Il s’est levé trop tôt et du mauvais pied, et maintenant il appuie sur la pédale droite, la pédale gauche, et il lui semble se rapprocher du vieux bonhomme en anorak usé qui, dans une paire ou deux de décennies, bravera vaillamment les frimas et l’extension fatidique de ses propres douleurs – si les dieux jusque là lui prêtent vie – en une trajectoire asymptotique car oui, ses jambes de vingt ans étaient plus vigoureuses ; et Binh-Dû a bien d’autres sujets de récrimination tandis qu’il traverse Paris, à commencer par ces publicités ubiquistes dont la médiocrité veule ou agressive lui endommage l’âme, à continuer par les conducteurs de SUV qui ne lui témoignent pas toute l’attention qui lui est due, c’est tout juste s’ils le voient quand ils déboîtent, et la liste serait longue encore mais un moucheron le percute soudain et s’abîme sous sa paupière... Que dire, que faire ? Penser positivement, prêche la dame assise derrière lui dans le TGV, « l’argent, la santé, tout va s’arranger dans la vie ». Cette même dame qui rit d’avoir été sifflée dans la rue, jadis ? En attendant le grand arrangement, la lune du soir, tard, est gibbeuse.

jeudi 25 octobre 2018

25 octobre

Les poneys ont chacun un petit panier attaché sous le mors, dans lequel ils trouvent à mâcher tout en transportant des enfants anesthésiés.
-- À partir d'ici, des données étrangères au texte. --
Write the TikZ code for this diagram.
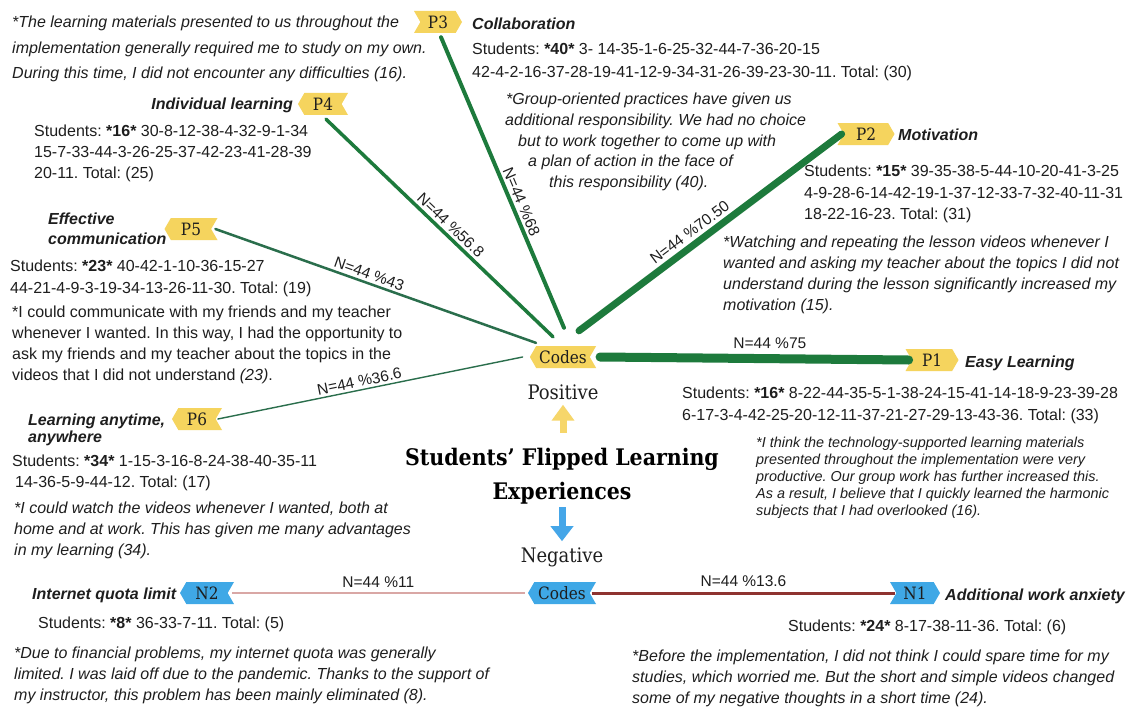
\documentclass[tikz,border=0pt]{standalone}
\usepackage{fontspec}
\setmainfont{Liberation Sans}
\newfontfamily\tagfont{DejaVu Serif Condensed}
\newfontfamily\headserif{DejaVu Serif Condensed}
\usetikzlibrary{shapes.symbols,arrows.meta}
\definecolor{tagyellow}{HTML}{F5D45E}
\definecolor{tagblue}{HTML}{3FA8E6}
\definecolor{arrowyellow}{HTML}{F6D66A}
\definecolor{arrowblue}{HTML}{45A6E8}
\definecolor{linegreen}{HTML}{1D7A3C}
\definecolor{linegreenB}{HTML}{2A6E4C}
\definecolor{linered}{HTML}{8E3330}
\definecolor{linepink}{HTML}{D9A7A5}
\definecolor{inktext}{HTML}{1E1E1E}
\newcommand{\fsz}[2]{\fontsize{#1}{#2}\selectfont}
\frenchspacing
\begin{document}
\frenchspacing
\begin{tikzpicture}[x=1pt,y=1pt,
  tagbase/.style={shape=signal, signal pointer angle=120, inner xsep=3pt, inner ysep=0pt,
    minimum height=22pt, font=\tagfont\fsz{17}{17}, text=inktext},
  tagR/.style={tagbase, signal from=west, signal to=east},
  tagL/.style={tagbase, signal from=east, signal to=west},
  ytag/.style={fill=tagyellow},
  btag/.style={fill=tagblue},
  blk/.style={inner sep=0pt, align=left, anchor=north west, text=inktext},
  head/.style={inner sep=0pt, anchor=base west, text=inktext, font=\fsz{16}{19}\bfseries\itshape},
  lbl/.style={inner sep=1.5pt, font=\fsz{15.5}{16}, text=inktext, sloped},
  conn/.style={line cap=round},
]
\useasboundingbox (0,0) rectangle (1131,-706);
\fill[white] (0,0) rectangle (1131,-706);

% ---------- tags ----------
\node[tagL, ytag, minimum width=66pt] (codesP) at (563,-357) {Codes};
\node[tagL, btag, minimum width=68pt] (codesN) at (562,-593) {Codes};
\node[tagR, ytag, minimum width=53pt] (P1) at (932,-360) {P1};
\node[tagR, ytag, minimum width=57pt] (P2) at (866,-134) {P2};
\node[tagR, ytag, minimum width=48pt] (P3) at (438,-22) {P3};
\node[tagL, ytag, minimum width=50pt] (P4) at (323,-104) {P4};
\node[tagL, ytag, minimum width=53pt] (P5) at (191,-229) {P5};
\node[tagL, ytag, minimum width=50pt] (P6) at (197,-419) {P6};
\node[tagL, btag, minimum width=54pt] (N2) at (207,-593) {N2};
\node[tagR, btag, minimum width=50pt] (N1) at (915,-593) {N1};

% ---------- connectors ----------
\draw[conn, linegreen, line width=9pt] ([xshift=10pt]codesP.east) -- node[lbl, above=4pt, pos=0.55] {N=44 \%75} ([xshift=-3pt]P1.west);
\draw[conn, linegreen, line width=7pt] ([shift={(16,15)}]codesP.north) -- node[lbl, above=2pt, pos=0.45] {N=44 \%70.50} ([xshift=-2pt]P2.west);
\draw[conn, linegreen, line width=4pt] ([shift={(3,-4)}]P3.south) -- node[lbl, above=1pt, pos=0.58] {N=44 \%68} ([shift={(1,18)}]codesP.north);
\draw[conn, linegreen, line width=3.5pt] ([shift={(3,-4)}]P4.south) -- node[lbl, above=1pt, pos=0.52] {N=44 \%56.8} ([shift={(-10,9)}]codesP.north);
\draw[conn, linegreenB, line width=2.5pt] ([xshift=4pt]P5.east) -- node[lbl, above=1pt, pos=0.47] {N=44 \%43} ([shift={(0,3)}]codesP.north west);
\draw[conn, linegreenB, line width=1.4pt] ([xshift=2pt]P6.east) -- node[lbl, above=1pt, pos=0.47] {N=44 \%36.6} ([xshift=-7pt]codesP.west);
\draw[linepink, line width=2.5pt] ([xshift=-3pt]codesN.west) -- node[lbl, above=3pt] {N=44 \%11} ([xshift=4pt]N2.east);
\draw[linered, line width=3pt] ([xshift=2pt]codesN.east) -- node[lbl, above=3pt] {N=44 \%13.6} ([xshift=-1pt]N1.west);

% ---------- centre ----------
\node[inner sep=0pt, font=\headserif\fsz{20}{20}, text=inktext] (pos) at (563,-392) {Positive};
\node[inner sep=0pt, align=center, font=\headserif\bfseries\fsz{22.8}{34}, text=black] (title) at (562,-476) {Students’ Flipped Learning\\Experiences};
\node[inner sep=0pt, font=\headserif\fsz{20}{20}, text=inktext] (neg) at (562,-557) {Negative};
\draw[arrowyellow, line width=7pt, -{Triangle[width=22pt,length=16pt]}] ([yshift=-33pt]pos.south) -- ([yshift=-5pt]pos.south);
\draw[arrowblue, line width=7pt, -{Triangle[width=22pt,length=15pt]}] ([yshift=-3pt]title.south) -- ([yshift=6pt]neg.north);

% ---------- P3 Collaboration ----------
\node[head] (h3) at (472,-29.5) {Collaboration};
\node[blk, font=\fsz{16}{23}] (s3) at (472,-43) {Students: \textbf{*40*} 3- 14-35-1-6-25-32-44-7-36-20-15\\42-4-2-16-37-28-19-41-12-9-34-31-26-39-23-30-11. Total: (30)};
\node[blk, font=\fsz{16}{20.7}\itshape] (q3) at (506,-93) {*Group-oriented practices have given us\\\hspace*{-1pt}additional responsibility. We had no choice\\\hspace*{12pt}but to work together to come up with\\\hspace*{22pt}a plan of action in the face of\\\hspace*{43pt}this responsibility (40).};

% ---------- P4 Individual learning ----------
\node[blk, font=\fsz{16}{25.5}\itshape] (q4) at (12,-16) {*The learning materials presented to us throughout the\\implementation generally required me to study on my own.\\During this time, I did not encounter any difficulties (16).};
\node[head, anchor=base east] (h4) at (293,-109.5) {Individual learning};
\node[blk, font=\fsz{16}{21}] (s4) at (34,-125) {Students: \textbf{*16*} 30-8-12-38-4-32-9-1-34\\15-7-33-44-3-26-25-37-42-23-41-28-39\\20-11. Total: (25)};

% ---------- P5 Effective communication ----------
\node[head, blk, font=\fsz{16}{19.5}\bfseries\itshape] (h5) at (48,-213) {Effective\\communication};
\node[blk, font=\fsz{16}{22}] (s5) at (10,-260) {Students: \textbf{*23*} 40-42-1-10-36-15-27\\44-21-4-9-3-19-34-13-26-11-30. Total: (19)};
\node[blk, font=\fsz{16}{21}] (q5) at (12,-306) {*I could communicate with my friends and my teacher\\whenever I wanted. In this way, I had the opportunity to\\ask my friends and my teacher about the topics in the\\videos that I did not understand \textit{(23)}.};

% ---------- P6 Learning anytime, anywhere ----------
\node[head, blk, font=\fsz{16}{16.5}\bfseries\itshape] (h6) at (28,-414) {Learning anytime,\\anywhere};
\node[blk, font=\fsz{16}{21}] (s6) at (12,-455) {Students: \textbf{*34*} 1-15-3-16-8-24-38-40-35-11\\\hspace*{3pt}14-36-5-9-44-12. Total: (17)};
\node[blk, font=\fsz{16}{21}\itshape] (q6) at (14,-502) {*I could watch the videos whenever I wanted, both at\\home and at work. This has given me many advantages\\in my learning (34).};

% ---------- P1 Easy Learning ----------
\node[head] (h1) at (965,-367) {Easy Learning};
\node[blk, font=\fsz{16}{22}] (s1) at (682,-387) {Students: \textbf{*16*} 8-22-44-35-5-1-38-24-15-41-14-18-9-23-39-28\\6-17-3-4-42-25-20-12-11-37-21-27-29-13-43-36. Total: (33)};
\node[blk, font=\fsz{14.4}{17}\itshape] (q1) at (756,-437) {*I think the technology-supported learning materials\\presented throughout the implementation were very\\productive. Our group work has further increased this.\\As a result, I believe that I quickly learned the harmonic\\subjects that I had overlooked (16).};

% ---------- P2 Motivation ----------
\node[head] (h2) at (898,-140) {Motivation};
\node[blk, font=\fsz{16}{21.5}] (s2) at (804,-165) {Students: \textbf{*15*} 39-35-38-5-44-10-20-41-3-25\\4-9-28-6-14-42-19-1-37-12-33-7-32-40-11-31\\18-22-16-23. Total: (31)};
\node[blk, font=\fsz{16}{21}\itshape] (q2) at (723,-236) {*Watching and repeating the lesson videos whenever I\\wanted and asking my teacher about the topics I did not\\understand during the lesson significantly increased my\\motivation (15).};

% ---------- N2 Internet quota limit ----------
\node[head] (hn2) at (32,-599) {Internet quota limit};
\node[blk, font=\fsz{16}{21}] (sn2) at (38,-617) {Students: \textbf{*8*} 36-33-7-11. Total: (5)};
\node[blk, font=\fsz{16}{21}\itshape] (qn2) at (14,-647) {*Due to financial problems, my internet quota was generally\\limited. I was laid off due to the pandemic. Thanks to the support of\\my instructor, this problem has been mainly eliminated (8).};

% ---------- N1 Additional work anxiety ----------
\node[head] (hn1) at (945,-600) {Additional work anxiety};
\node[blk, font=\fsz{16}{21}] (sn1) at (788,-620) {Students: \textbf{*24*} 8-17-38-11-36. Total: (6)};
\node[blk, font=\fsz{16}{21}\itshape] (qn1) at (632,-650) {*Before the implementation, I did not think I could spare time for my\\studies, which worried me. But the short and simple videos changed\\some of my negative thoughts in a short time (24).};
\end{tikzpicture}
\end{document}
Les parents des enfants marchent à côté dans une cotonneuse inutilité, certains textotent pour moins sentir l’odeur d’urine.
Binh-Dû n’est plus très au fait des transports en vigueur, déjà que son vélo roule de moins en moins vite au fil des années. Un chauve longiligne au manteau cintré, raide comme, dit-on, la justice, le dépasse sur sa trottinette électrique. Ce qui ne perturbe en rien les plantons du Sénat.
Et les hélicoptères continuent à tourner, à se demander comment un chanteur lanceur de S.O.S. a pu s’écraser dans le désert. L’amoureuse de Binh-Dû qui souhaite cesser de l’être lui demande, si possible, de ne plus lui écrire. L’absence est toujours possible.
À l’emplacement de la future tour où des esclaves à haut niveau de revenus auront le sentiment de dominer le fleuve – unidirectionnel – et la populace – sans badge –, des ouvriers immigrés finissent de visser un portique de sécurité. Tel un gibet sur la dalle nue.